[begin Source excerpt]
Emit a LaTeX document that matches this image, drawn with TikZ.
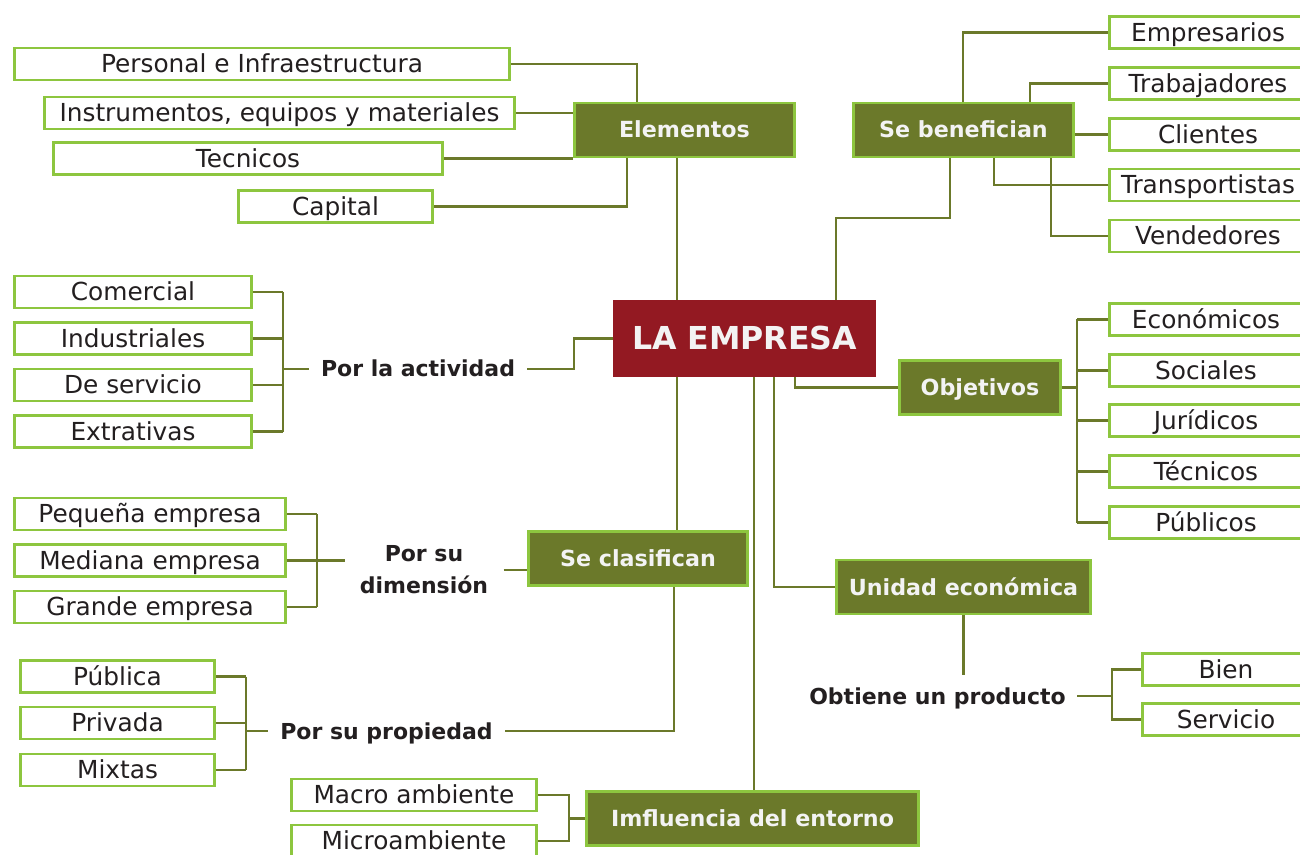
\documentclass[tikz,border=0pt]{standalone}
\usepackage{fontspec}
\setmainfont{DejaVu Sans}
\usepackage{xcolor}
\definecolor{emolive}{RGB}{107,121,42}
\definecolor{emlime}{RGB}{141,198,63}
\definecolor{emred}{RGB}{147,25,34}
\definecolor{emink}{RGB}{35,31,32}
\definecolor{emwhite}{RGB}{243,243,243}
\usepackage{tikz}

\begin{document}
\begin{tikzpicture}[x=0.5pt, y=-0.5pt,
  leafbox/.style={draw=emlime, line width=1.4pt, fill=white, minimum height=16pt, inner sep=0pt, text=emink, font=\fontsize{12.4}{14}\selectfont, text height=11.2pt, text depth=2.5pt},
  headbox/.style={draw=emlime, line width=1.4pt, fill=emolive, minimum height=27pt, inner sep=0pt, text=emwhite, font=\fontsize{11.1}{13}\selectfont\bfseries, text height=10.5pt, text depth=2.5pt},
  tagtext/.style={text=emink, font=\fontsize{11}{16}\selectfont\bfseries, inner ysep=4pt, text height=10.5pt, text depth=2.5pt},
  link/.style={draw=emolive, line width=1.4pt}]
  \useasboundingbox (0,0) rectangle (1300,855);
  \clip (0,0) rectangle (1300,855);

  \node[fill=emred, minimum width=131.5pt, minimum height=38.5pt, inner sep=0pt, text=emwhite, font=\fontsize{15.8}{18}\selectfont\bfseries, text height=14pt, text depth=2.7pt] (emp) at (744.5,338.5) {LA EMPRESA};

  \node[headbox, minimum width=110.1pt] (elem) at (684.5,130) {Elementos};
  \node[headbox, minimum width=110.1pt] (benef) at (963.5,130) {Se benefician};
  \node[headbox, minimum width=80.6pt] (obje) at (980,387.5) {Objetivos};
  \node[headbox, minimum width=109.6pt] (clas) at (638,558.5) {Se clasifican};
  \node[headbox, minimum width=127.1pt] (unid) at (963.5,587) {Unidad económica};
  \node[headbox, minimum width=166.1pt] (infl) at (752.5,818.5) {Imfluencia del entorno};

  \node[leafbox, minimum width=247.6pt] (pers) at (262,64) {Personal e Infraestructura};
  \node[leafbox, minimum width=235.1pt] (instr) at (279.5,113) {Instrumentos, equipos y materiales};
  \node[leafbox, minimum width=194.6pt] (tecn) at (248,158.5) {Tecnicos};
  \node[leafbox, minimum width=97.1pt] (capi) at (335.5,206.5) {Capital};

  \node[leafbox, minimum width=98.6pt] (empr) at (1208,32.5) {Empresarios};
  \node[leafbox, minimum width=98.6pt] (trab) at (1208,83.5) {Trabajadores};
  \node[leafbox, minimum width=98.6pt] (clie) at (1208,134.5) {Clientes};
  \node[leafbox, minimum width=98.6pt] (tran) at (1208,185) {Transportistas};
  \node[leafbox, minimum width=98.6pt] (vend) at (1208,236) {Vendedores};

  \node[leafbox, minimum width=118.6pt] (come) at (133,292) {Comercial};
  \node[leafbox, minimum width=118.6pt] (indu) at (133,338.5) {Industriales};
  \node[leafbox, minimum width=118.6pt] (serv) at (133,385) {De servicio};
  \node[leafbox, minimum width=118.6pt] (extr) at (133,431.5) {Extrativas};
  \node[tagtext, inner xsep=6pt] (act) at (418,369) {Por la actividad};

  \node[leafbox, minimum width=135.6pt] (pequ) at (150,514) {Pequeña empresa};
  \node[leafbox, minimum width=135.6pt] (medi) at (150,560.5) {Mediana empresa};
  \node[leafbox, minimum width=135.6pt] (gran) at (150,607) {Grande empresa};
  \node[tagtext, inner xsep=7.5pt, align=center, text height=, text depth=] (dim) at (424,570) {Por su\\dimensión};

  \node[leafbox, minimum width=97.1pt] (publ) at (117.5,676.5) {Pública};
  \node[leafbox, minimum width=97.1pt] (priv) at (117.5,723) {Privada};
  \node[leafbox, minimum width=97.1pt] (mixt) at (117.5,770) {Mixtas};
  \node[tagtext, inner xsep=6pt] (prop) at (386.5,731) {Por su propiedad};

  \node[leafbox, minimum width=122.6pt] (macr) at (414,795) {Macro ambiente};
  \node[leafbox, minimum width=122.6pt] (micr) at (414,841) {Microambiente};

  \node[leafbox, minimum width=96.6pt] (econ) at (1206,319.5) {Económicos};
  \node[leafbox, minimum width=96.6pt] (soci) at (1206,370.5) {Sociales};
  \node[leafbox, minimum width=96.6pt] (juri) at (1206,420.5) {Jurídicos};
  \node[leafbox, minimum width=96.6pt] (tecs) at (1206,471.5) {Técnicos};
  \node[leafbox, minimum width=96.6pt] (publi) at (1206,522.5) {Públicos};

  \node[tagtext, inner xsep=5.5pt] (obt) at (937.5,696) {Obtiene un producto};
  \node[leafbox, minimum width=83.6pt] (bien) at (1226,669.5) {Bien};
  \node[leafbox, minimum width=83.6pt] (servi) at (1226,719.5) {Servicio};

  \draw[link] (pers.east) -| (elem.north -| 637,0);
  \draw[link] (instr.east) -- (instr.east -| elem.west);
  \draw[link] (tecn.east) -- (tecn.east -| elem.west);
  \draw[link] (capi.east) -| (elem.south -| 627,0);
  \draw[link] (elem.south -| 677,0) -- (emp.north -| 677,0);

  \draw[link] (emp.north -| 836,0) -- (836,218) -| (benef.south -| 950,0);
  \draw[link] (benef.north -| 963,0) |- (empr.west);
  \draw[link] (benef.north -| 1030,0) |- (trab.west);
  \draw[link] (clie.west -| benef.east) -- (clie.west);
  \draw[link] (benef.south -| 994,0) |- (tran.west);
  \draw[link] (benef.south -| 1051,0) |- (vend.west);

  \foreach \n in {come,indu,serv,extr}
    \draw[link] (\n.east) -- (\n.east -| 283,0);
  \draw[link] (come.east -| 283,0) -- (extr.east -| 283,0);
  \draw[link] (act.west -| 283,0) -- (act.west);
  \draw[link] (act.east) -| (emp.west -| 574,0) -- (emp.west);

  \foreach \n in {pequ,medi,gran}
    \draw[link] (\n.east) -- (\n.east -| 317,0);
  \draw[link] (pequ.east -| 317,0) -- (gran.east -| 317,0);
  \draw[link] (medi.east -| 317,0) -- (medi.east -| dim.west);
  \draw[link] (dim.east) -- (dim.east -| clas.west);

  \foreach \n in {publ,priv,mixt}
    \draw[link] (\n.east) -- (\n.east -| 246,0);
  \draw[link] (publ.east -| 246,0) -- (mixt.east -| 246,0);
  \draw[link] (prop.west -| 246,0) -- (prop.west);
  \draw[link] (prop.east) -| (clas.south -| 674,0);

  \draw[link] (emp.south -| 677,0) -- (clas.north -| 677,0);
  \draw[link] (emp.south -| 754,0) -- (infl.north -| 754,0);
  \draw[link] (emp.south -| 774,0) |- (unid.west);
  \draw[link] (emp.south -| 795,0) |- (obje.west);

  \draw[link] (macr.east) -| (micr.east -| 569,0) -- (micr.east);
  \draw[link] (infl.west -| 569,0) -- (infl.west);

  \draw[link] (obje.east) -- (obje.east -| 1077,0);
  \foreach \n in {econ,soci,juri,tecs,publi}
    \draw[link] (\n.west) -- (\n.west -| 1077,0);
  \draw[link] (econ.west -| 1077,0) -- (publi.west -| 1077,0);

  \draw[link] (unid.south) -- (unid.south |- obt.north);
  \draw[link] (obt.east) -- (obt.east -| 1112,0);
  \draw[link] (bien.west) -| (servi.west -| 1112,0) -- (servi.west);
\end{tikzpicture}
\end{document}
[end Source excerpt]
▸ Aim of the exercise:
Reproduce all of the data exactly, omitting each picture it holds.

▸ The answer:
Emit a LaTeX document that matches this image, drawn with TikZ.
\documentclass[tikz,border=0pt]{standalone}
\usepackage{fontspec}
\setmainfont{DejaVu Sans}
\usepackage{xcolor}
\definecolor{emolive}{RGB}{107,121,42}
\definecolor{emlime}{RGB}{141,198,63}
\definecolor{emred}{RGB}{147,25,34}
\definecolor{emink}{RGB}{35,31,32}
\definecolor{emwhite}{RGB}{243,243,243}
\usepackage{tikz}

\begin{document}
\begin{tikzpicture}[x=0.5pt, y=-0.5pt,
  leafbox/.style={draw=emlime, line width=1.4pt, fill=white, minimum height=16pt, inner sep=0pt, text=emink, font=\fontsize{12.4}{14}\selectfont, text height=11.2pt, text depth=2.5pt},
  headbox/.style={draw=emlime, line width=1.4pt, fill=emolive, minimum height=27pt, inner sep=0pt, text=emwhite, font=\fontsize{11.1}{13}\selectfont\bfseries, text height=10.5pt, text depth=2.5pt},
  tagtext/.style={text=emink, font=\fontsize{11}{16}\selectfont\bfseries, inner ysep=4pt, text height=10.5pt, text depth=2.5pt},
  link/.style={draw=emolive, line width=1.4pt}]
  \useasboundingbox (0,0) rectangle (1300,855);
  \clip (0,0) rectangle (1300,855);

  \node[fill=emred, minimum width=131.5pt, minimum height=38.5pt, inner sep=0pt, text=emwhite, font=\fontsize{15.8}{18}\selectfont\bfseries, text height=14pt, text depth=2.7pt] (emp) at (744.5,338.5) {LA EMPRESA};

  \node[headbox, minimum width=110.1pt] (elem) at (684.5,130) {Elementos};
  \node[headbox, minimum width=110.1pt] (benef) at (963.5,130) {Se benefician};
  \node[headbox, minimum width=80.6pt] (obje) at (980,387.5) {Objetivos};
  \node[headbox, minimum width=109.6pt] (clas) at (638,558.5) {Se clasifican};
  \node[headbox, minimum width=127.1pt] (unid) at (963.5,587) {Unidad económica};
  \node[headbox, minimum width=166.1pt] (infl) at (752.5,818.5) {Imfluencia del entorno};

  \node[leafbox, minimum width=247.6pt] (pers) at (262,64) {Personal e Infraestructura};
  \node[leafbox, minimum width=235.1pt] (instr) at (279.5,113) {Instrumentos, equipos y materiales};
  \node[leafbox, minimum width=194.6pt] (tecn) at (248,158.5) {Tecnicos};
  \node[leafbox, minimum width=97.1pt] (capi) at (335.5,206.5) {Capital};

  \node[leafbox, minimum width=98.6pt] (empr) at (1208,32.5) {Empresarios};
  \node[leafbox, minimum width=98.6pt] (trab) at (1208,83.5) {Trabajadores};
  \node[leafbox, minimum width=98.6pt] (clie) at (1208,134.5) {Clientes};
  \node[leafbox, minimum width=98.6pt] (tran) at (1208,185) {Transportistas};
  \node[leafbox, minimum width=98.6pt] (vend) at (1208,236) {Vendedores};

  \node[leafbox, minimum width=118.6pt] (come) at (133,292) {Comercial};
  \node[leafbox, minimum width=118.6pt] (indu) at (133,338.5) {Industriales};
  \node[leafbox, minimum width=118.6pt] (serv) at (133,385) {De servicio};
  \node[leafbox, minimum width=118.6pt] (extr) at (133,431.5) {Extrativas};
  \node[tagtext, inner xsep=6pt] (act) at (418,369) {Por la actividad};

  \node[leafbox, minimum width=135.6pt] (pequ) at (150,514) {Pequeña empresa};
  \node[leafbox, minimum width=135.6pt] (medi) at (150,560.5) {Mediana empresa};
  \node[leafbox, minimum width=135.6pt] (gran) at (150,607) {Grande empresa};
  \node[tagtext, inner xsep=7.5pt, align=center, text height=, text depth=] (dim) at (424,570) {Por su\\dimensión};

  \node[leafbox, minimum width=97.1pt] (publ) at (117.5,676.5) {Pública};
  \node[leafbox, minimum width=97.1pt] (priv) at (117.5,723) {Privada};
  \node[leafbox, minimum width=97.1pt] (mixt) at (117.5,770) {Mixtas};
  \node[tagtext, inner xsep=6pt] (prop) at (386.5,731) {Por su propiedad};

  \node[leafbox, minimum width=122.6pt] (macr) at (414,795) {Macro ambiente};
  \node[leafbox, minimum width=122.6pt] (micr) at (414,841) {Microambiente};

  \node[leafbox, minimum width=96.6pt] (econ) at (1206,319.5) {Económicos};
  \node[leafbox, minimum width=96.6pt] (soci) at (1206,370.5) {Sociales};
  \node[leafbox, minimum width=96.6pt] (juri) at (1206,420.5) {Jurídicos};
  \node[leafbox, minimum width=96.6pt] (tecs) at (1206,471.5) {Técnicos};
  \node[leafbox, minimum width=96.6pt] (publi) at (1206,522.5) {Públicos};

  \node[tagtext, inner xsep=5.5pt] (obt) at (937.5,696) {Obtiene un producto};
  \node[leafbox, minimum width=83.6pt] (bien) at (1226,669.5) {Bien};
  \node[leafbox, minimum width=83.6pt] (servi) at (1226,719.5) {Servicio};

  \draw[link] (pers.east) -| (elem.north -| 637,0);
  \draw[link] (instr.east) -- (instr.east -| elem.west);
  \draw[link] (tecn.east) -- (tecn.east -| elem.west);
  \draw[link] (capi.east) -| (elem.south -| 627,0);
  \draw[link] (elem.south -| 677,0) -- (emp.north -| 677,0);

  \draw[link] (emp.north -| 836,0) -- (836,218) -| (benef.south -| 950,0);
  \draw[link] (benef.north -| 963,0) |- (empr.west);
  \draw[link] (benef.north -| 1030,0) |- (trab.west);
  \draw[link] (clie.west -| benef.east) -- (clie.west);
  \draw[link] (benef.south -| 994,0) |- (tran.west);
  \draw[link] (benef.south -| 1051,0) |- (vend.west);

  \foreach \n in {come,indu,serv,extr}
    \draw[link] (\n.east) -- (\n.east -| 283,0);
  \draw[link] (come.east -| 283,0) -- (extr.east -| 283,0);
  \draw[link] (act.west -| 283,0) -- (act.west);
  \draw[link] (act.east) -| (emp.west -| 574,0) -- (emp.west);

  \foreach \n in {pequ,medi,gran}
    \draw[link] (\n.east) -- (\n.east -| 317,0);
  \draw[link] (pequ.east -| 317,0) -- (gran.east -| 317,0);
  \draw[link] (medi.east -| 317,0) -- (medi.east -| dim.west);
  \draw[link] (dim.east) -- (dim.east -| clas.west);

  \foreach \n in {publ,priv,mixt}
    \draw[link] (\n.east) -- (\n.east -| 246,0);
  \draw[link] (publ.east -| 246,0) -- (mixt.east -| 246,0);
  \draw[link] (prop.west -| 246,0) -- (prop.west);
  \draw[link] (prop.east) -| (clas.south -| 674,0);

  \draw[link] (emp.south -| 677,0) -- (clas.north -| 677,0);
  \draw[link] (emp.south -| 754,0) -- (infl.north -| 754,0);
  \draw[link] (emp.south -| 774,0) |- (unid.west);
  \draw[link] (emp.south -| 795,0) |- (obje.west);

  \draw[link] (macr.east) -| (micr.east -| 569,0) -- (micr.east);
  \draw[link] (infl.west -| 569,0) -- (infl.west);

  \draw[link] (obje.east) -- (obje.east -| 1077,0);
  \foreach \n in {econ,soci,juri,tecs,publi}
    \draw[link] (\n.west) -- (\n.west -| 1077,0);
  \draw[link] (econ.west -| 1077,0) -- (publi.west -| 1077,0);

  \draw[link] (unid.south) -- (unid.south |- obt.north);
  \draw[link] (obt.east) -- (obt.east -| 1112,0);
  \draw[link] (bien.west) -| (servi.west -| 1112,0) -- (servi.west);
\end{tikzpicture}
\end{document}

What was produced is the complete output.